## WHAT THIS TASK INVOLVES
Look through the material below for "Reproduce". Copy every line that contains it.

[Source code of charts]
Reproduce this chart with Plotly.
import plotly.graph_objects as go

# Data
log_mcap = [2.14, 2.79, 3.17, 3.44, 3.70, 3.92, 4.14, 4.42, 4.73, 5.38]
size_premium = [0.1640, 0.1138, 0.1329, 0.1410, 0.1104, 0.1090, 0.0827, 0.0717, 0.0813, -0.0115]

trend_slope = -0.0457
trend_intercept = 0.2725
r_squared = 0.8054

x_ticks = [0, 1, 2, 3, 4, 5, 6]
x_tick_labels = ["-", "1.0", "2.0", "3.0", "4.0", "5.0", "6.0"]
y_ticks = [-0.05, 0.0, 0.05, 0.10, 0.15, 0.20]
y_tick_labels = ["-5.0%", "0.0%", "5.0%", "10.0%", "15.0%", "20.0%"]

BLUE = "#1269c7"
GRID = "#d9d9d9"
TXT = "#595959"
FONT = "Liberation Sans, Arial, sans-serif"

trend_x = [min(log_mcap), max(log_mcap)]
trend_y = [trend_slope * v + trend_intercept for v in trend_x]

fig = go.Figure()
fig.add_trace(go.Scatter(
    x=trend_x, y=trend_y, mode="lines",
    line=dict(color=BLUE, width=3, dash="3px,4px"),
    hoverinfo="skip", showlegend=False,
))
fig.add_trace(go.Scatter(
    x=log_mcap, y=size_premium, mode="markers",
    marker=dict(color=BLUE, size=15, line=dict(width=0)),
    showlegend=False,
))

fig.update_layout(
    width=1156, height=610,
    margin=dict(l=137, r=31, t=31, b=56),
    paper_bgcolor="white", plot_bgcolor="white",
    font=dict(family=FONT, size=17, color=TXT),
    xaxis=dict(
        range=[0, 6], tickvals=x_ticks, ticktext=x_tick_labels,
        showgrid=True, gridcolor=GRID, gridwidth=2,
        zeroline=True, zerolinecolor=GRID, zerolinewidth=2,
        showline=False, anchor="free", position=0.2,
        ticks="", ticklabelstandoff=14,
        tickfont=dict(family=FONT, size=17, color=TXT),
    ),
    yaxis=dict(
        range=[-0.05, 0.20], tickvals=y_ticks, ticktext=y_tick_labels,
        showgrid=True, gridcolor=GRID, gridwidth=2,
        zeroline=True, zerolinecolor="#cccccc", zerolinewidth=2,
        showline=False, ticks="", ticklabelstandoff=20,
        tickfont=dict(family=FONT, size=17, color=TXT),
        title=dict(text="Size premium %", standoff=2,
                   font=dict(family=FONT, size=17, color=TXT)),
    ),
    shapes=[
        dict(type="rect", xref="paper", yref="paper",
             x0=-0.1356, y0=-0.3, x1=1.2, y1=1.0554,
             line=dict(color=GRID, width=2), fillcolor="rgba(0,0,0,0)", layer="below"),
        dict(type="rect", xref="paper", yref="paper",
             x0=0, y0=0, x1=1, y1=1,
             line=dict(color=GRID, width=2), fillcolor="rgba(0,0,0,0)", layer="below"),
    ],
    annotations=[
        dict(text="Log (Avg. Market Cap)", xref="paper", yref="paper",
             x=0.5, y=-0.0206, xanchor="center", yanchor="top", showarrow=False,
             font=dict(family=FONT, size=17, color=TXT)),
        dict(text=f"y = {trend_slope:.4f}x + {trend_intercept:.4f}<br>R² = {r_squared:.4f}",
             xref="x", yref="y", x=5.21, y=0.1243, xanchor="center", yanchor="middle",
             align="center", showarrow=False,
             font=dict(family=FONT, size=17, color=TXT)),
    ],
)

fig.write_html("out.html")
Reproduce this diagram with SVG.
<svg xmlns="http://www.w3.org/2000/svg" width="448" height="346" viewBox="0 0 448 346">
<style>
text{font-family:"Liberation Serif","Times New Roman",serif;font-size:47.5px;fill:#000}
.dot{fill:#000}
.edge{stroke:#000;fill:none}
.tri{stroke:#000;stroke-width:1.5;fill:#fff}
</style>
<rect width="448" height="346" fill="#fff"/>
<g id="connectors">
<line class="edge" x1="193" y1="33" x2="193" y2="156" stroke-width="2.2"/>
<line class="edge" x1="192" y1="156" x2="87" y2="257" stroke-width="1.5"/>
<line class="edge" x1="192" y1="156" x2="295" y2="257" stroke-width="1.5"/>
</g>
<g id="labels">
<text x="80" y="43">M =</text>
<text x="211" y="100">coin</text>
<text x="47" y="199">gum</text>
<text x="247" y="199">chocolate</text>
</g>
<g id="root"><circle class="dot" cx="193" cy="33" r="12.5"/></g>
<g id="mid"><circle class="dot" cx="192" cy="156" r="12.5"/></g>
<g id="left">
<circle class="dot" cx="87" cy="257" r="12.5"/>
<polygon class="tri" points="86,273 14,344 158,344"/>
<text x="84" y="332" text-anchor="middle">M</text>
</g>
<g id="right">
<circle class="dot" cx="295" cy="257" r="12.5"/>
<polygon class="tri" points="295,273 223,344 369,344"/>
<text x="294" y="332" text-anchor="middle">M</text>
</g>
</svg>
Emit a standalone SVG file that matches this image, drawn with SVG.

## FULL RESPONSE
Reproduce this chart with Plotly.
Reproduce this diagram with SVG.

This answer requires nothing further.